Durante el proceso de organización tribal se entablan redes de relaciones y obligaciones que sitúan al hombre en una relación pública respecto a su semejante, sin que nos sea posible efectuar muchas más precisiones al respecto.
En el período de constitución del Estado y de profunda mutación de la sociedad civil, en el que el poder político aspira a conseguir el monopolio de la violencia y a controlar a las personas, sus cuerpos y también la producción de bienes y de signos culturales, aparece un nuevo espacio público y al mismo tiempo un espacio privado en el que, lejos de la vista y del control de la comunidad y del poder, se definen nuevas prácticas[2].

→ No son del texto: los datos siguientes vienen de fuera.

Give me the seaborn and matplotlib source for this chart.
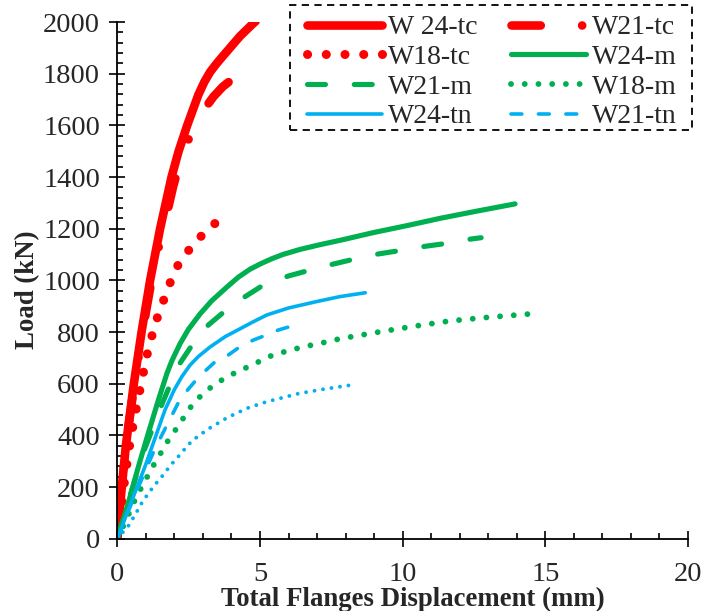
import numpy as np
import pandas as pd
import matplotlib
matplotlib.use("Agg")
import matplotlib.pyplot as plt
from matplotlib.patches import Rectangle
import seaborn as sns

# Load-displacement curves (displacement in mm, load in kN)
w24_tc_x = [0, 0.14, 0.3, 0.58, 0.85, 1.15, 1.5, 1.9, 2.15, 2.45, 2.84, 3.05, 3.25, 3.45, 3.7, 3.95,
            4.3, 4.71, 4.85]
w24_tc_y = [0, 180, 360, 600, 800, 1000, 1200, 1400, 1500, 1600, 1718, 1768, 1806, 1835, 1868, 1900,
            1945, 1989, 2003]

w21_tc_x = [0, 0.14, 0.3, 0.6, 0.88, 1.2, 1.55, 1.7, 1.95, 2.25, 2.66, 3.0, 3.37, 3.7, 4.07]
w21_tc_y = [0, 180, 360, 600, 800, 1000, 1180, 1240, 1360, 1480, 1589, 1655, 1711, 1750, 1782]

w18_tc_x = [0, 0.2, 0.4, 0.57, 0.73, 0.88, 1.06, 1.23, 1.42, 1.65, 1.88, 2.14, 2.54, 2.98, 3.46]
w18_tc_y = [0, 180, 340, 450, 540, 625, 720, 792, 862, 931, 999, 1062, 1122, 1176, 1224]

w24_m_x = [0, 0.39, 0.74, 1.05, 1.44, 1.74, 1.91, 2.2, 2.49, 2.9, 3.3, 3.85, 4.25, 4.65, 5.0, 5.4,
           5.8, 6.41, 7.1, 7.81, 8.98, 10.2, 11.31, 12.6, 13.94]
w24_m_y = [0, 140, 279, 395, 537, 640, 688, 755, 810, 870, 920, 975, 1013, 1043, 1063, 1083,
           1100, 1120, 1138, 1155, 1185, 1213, 1240, 1268, 1296]

w21_m_x = [0, 0.5, 0.97, 1.3, 1.6, 1.85, 2.2, 2.66, 3.19, 3.78, 4.48, 5.12, 6.0, 6.76, 7.57,
           8.33, 9.14, 10.0, 10.8, 11.6, 12.4, 12.75]
w21_m_y = [0, 185, 350, 445, 530, 595, 680, 756, 827, 882, 937, 982, 1017, 1040, 1063,
           1083, 1102, 1117, 1132, 1144, 1160, 1165]

w18_m_x = [0, 0.3, 0.62, 0.83, 1.05, 1.29, 1.53, 1.77, 2.05, 2.31, 2.58, 2.9, 3.27, 3.66, 4.09, 4.54,
           5.47, 6.32, 6.79, 7.26, 7.73, 8.22, 8.69, 9.21, 10.5, 11.66, 13.0, 14.46]
w18_m_y = [0, 70, 150, 195, 240, 288, 333, 378, 423, 466, 511, 550, 585, 614, 640, 663,
           712, 737, 749, 760, 772, 782, 791, 801, 824, 843, 857, 870]

w24_tn_x = [0, 0.5, 0.97, 1.67, 2.0, 2.26, 2.55, 2.84, 3.25, 3.78, 4.77, 5.24, 6.0, 6.99, 7.8, 8.69]
w24_tn_y = [0, 145, 279, 498, 577, 627, 672, 705, 742, 782, 840, 866, 893, 918, 937, 952]

w21_tn_x = [0, 0.6, 1.31, 1.8, 2.22, 2.86, 3.43, 3.89, 4.3, 4.77, 5.24, 5.65, 6.23]
w21_tn_y = [0, 165, 346, 453, 544, 627, 685, 711, 743, 769, 789, 808, 827]

w18_tn_x = [0, 0.39, 0.62, 0.85, 1.09, 1.35, 1.61, 1.85, 2.14, 2.4, 2.61, 2.9, 3.19, 3.48, 3.75,
            4.05, 4.34, 4.62, 5.23, 6.4, 7.3, 8.15]
w18_tn_y = [0, 50, 92, 137, 176, 213, 247, 282, 318, 352, 378, 402, 425, 444, 462,
            479, 494, 508, 530, 563, 580, 594]

labels = ["W 24-tc", "W21-tc", "W18-tc", "W24-m", "W21-m", "W18-m", "W24-tn", "W21-tn", None]
xs = [w24_tc_x, w21_tc_x, w18_tc_x, w24_m_x, w21_m_x, w18_m_x, w24_tn_x, w21_tn_x, w18_tn_x]
ys = [w24_tc_y, w21_tc_y, w18_tc_y, w24_m_y, w21_m_y, w18_m_y, w24_tn_y, w21_tn_y, w18_tn_y]

x_ticks = [0, 5, 10, 15, 20]
y_ticks = [0, 200, 400, 600, 800, 1000, 1200, 1400, 1600, 1800, 2000]

RED, GREEN, BLUE = "#FF0000", "#00B050", "#00B0F0"
styles = [
    dict(color=RED, lw=6.2, dashes=None, dotted=False),
    dict(color=RED, lw=6.2, dashes=(3.4, 4.8, 0.01, 4.8), dotted=False),
    dict(color=RED, lw=6.5, dashes=(0.01, 2.1), dotted=True),
    dict(color=GREEN, lw=3.7, dashes=None, dotted=False),
    dict(color=GREEN, lw=3.7, dashes=(3.5, 5.6), dotted=False),
    dict(color=GREEN, lw=4.2, dashes=(0.01, 2.35), dotted=True),
    dict(color=BLUE, lw=2.6, dashes=None, dotted=False),
    dict(color=BLUE, lw=2.6, dashes=(3.0, 4.6), dotted=False),
    dict(color=BLUE, lw=2.8, dashes=(0.01, 2.2), dotted=True),
]

sns.set_style("ticks")
plt.rcParams["font.family"] = ["Liberation Serif", "DejaVu Serif"]

W, H = 703, 611
DPI = 100
fig = plt.figure(figsize=(W / DPI, H / DPI), dpi=DPI)
ax_l, ax_r, ax_t, ax_b = 117.3, 688.0, 22.0, 538.7
ax = fig.add_axes([ax_l / W, 1 - ax_b / H, (ax_r - ax_l) / W, (ax_b - ax_t) / H])
ax.set_xlim(0, 20)
ax.set_ylim(0, 2000)

handles = {}
for lab, x, y, st in zip(labels, xs, ys, styles):
    df = pd.DataFrame({"disp": x, "load": y})
    sns.lineplot(data=df, x="disp", y="load", ax=ax, color=st["color"], linewidth=st["lw"],
                 estimator=None, sort=False, legend=False)
    line = ax.lines[-1]
    line.set_solid_capstyle("round")
    line.set_dash_capstyle("round")
    dashes = st["dashes"]
    if st["dotted"]:
        # space the dots evenly so one falls on each end of the curve
        pts = ax.transData.transform(np.column_stack([x, y]))
        length_pt = np.hypot(*np.diff(pts, axis=0).T).sum() * 72 / DPI
        period = (dashes[0] + dashes[1]) * st["lw"]
        n = max(1, round(length_pt / period))
        dashes = (dashes[0], 0.995 * length_pt / n / st["lw"] - dashes[0])
    if dashes is not None:
        line.set_dashes(dashes)
    if lab is not None:
        handles[lab] = line

ax.set_xlim(0, 20)
ax.set_ylim(0, 2000)
ax.set_xticks(x_ticks)
ax.set_yticks(y_ticks)
ax.xaxis.set_minor_locator(matplotlib.ticker.MultipleLocator(1))
ax.yaxis.set_minor_locator(matplotlib.ticker.MultipleLocator(40))
ax.tick_params(which="major", direction="inout", length=11, width=1.2, labelsize=20.5, color="black")
ax.tick_params(axis="x", which="major", pad=11)
ax.tick_params(axis="y", which="major", pad=7)
ax.tick_params(which="minor", direction="in", length=4.5, width=1.2, color="black")
for s in ["top", "right"]:
    ax.spines[s].set_visible(False)
for s in ["left", "bottom"]:
    ax.spines[s].set_linewidth(1.3)
    ax.spines[s].set_color("black")

ax.set_xlabel("Total Flanges Displacement (mm)", fontsize=19.3, fontweight="bold")
ax.set_ylabel("Load (kN)", fontsize=19.3, fontweight="bold")
aw, ah = ax_r - ax_l, ax_b - ax_t
ax.xaxis.set_label_coords((413 - ax_l) / aw, (ax_b - 599) / ah)
ax.xaxis.label.set_va("center")
ax.yaxis.set_label_coords((28 - ax_l) / aw, (ax_b - 290) / ah)
ax.yaxis.label.set_va("center")

# two-column legend read row by row, inside a dashed box
order = ["W 24-tc", "W18-tc", "W21-m", "W24-tn", "W21-tc", "W24-m", "W18-m", "W21-tn"]
leg = fig.legend([handles[k] for k in order], order, loc="upper left",
                 bbox_to_anchor=(307 / W, 1 - 15 / H), ncol=2, fontsize=20,
                 handlelength=2.7, handletextpad=0.22, columnspacing=1.2,
                 labelspacing=0.15, borderpad=0, frameon=False, borderaxespad=0)
box = Rectangle((290 / W, 1 - 130 / H), (692 - 290) / W, (130 - 5) / H, transform=fig.transFigure,
                fill=False, edgecolor="black", linewidth=1.3, linestyle=(0, (4, 3)))
fig.patches.append(box)

fig.savefig("out.png", dpi=DPI)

A partir de entonces tanto la Iglesia como el poder político, han ejercitado diversos mecanismos destinados a invadir el espacio privado, escudriñando la intimidad del hogar como así también el comportamiento y los pensamientos. La Iglesia por medio de la confesión llegó a los secretos más profundos y la delación de determinadas prácticas, arrastró a los "herejes" a las hogueras inquisitoriales.
A su vez el Estado por medio de las "lettres de cachet" (denuncias escritas y lacradas que convocaban la intervención de los organismos del Estado) se anoticiaba de las expresiones y comportamientos privados que desconocieran la autoridad del rey y de sus leyes.
La arquitectura de los castillos medioevales son íconos de contienda entre lo público y lo privado. Sus pasadizos secretos que comunicaban ciertas recámaras, describen un modo de vida lleno de intrigas, en el cual era necesario conocer "lo secreto" para poder influir en las decisiones palaciegas. El mecanismo saber-poder funciona como una especie de hilo de Ariadna en el drama Shakespieriano.
Las primeras expresiones escritas de la vida privada fueron las memorias, diarios íntimos y libres de raison (o asientos contables) y tuvieron origen a partir del siglo XVI, aproximadamente:
 Las memorias, según la acepción que tienen en el siglo XVII, son el producto de la escritura individual de personajes públicos sobre el eco de sus actos y el brillo de su propia gloria, o sobre hombre o hechos de los que ellos fueron testigos preeminentes; su fin es que se lean[3].
Si se exceptúan algunos casos marginales, estas memorias representan un género codificado de manera implícita y sus autores, todos los cuales tuvieron parte en la historia pública, conocida y reconocida, asumen y justifican su papel de testigos o de actores. Por consiguiente, es éste ante todo un género aristocrático, pero lo que nos interesa aquí es que trata de reducir la persona a sus actos públicos. En cierto sentido, las memorias terminan en donde comienza lo privado y lo íntimo; excluyen de su escritura todo lo que no se refiera a la vida pública o, mejor dicho, nos sugieren que lo privado y lo íntimo no existen o que carecen de interés y que les está prohibido expresarse[4].
El diario íntimo, aún cuando no persigue engrandecer a su autor o abogar por él, manifiesta la conciencia que su autor tiene de expresar lo que queda fuera de los principales papeles, el ejercicio de un punto de vista que, por ser común y por ser ajeno a los acontecimientos, resulta inigualable y la voluntad de salvar del olvido lo que ha visto, escuchado u oído decir. Es evidente la importancia de una escritura que elige el retiro y el aislamiento para ofrecer un testimonio individual acerca de lo colectivo. Es ésta también una posición contradictoria, pero menos de lo que podría pensarse si se admite que el diario no está destinado a la publicación. Lo esencial para nosotros es que el sujeto que escribe se presente, en la propia práctica de la escritura, como fundamento de la verdad de lo que enuncia. De modo paradójico, la garantía de la veracidad de lo que refiere el diario procede de lo no público, de lo privado y de lo íntimo. La verdad no tiene porqué probarse ni demostrarse; no se relaciona con los actos públicos del sujeto ni tampoco pertenece al grupo ni a los testimonios mayoritarios, pertenece por entero a esa visión individual, marginal, casi secreta, de las cosas y del mundo. Y el autor del diario es consciente de este privilegio cuando comienza a redactarlo[5].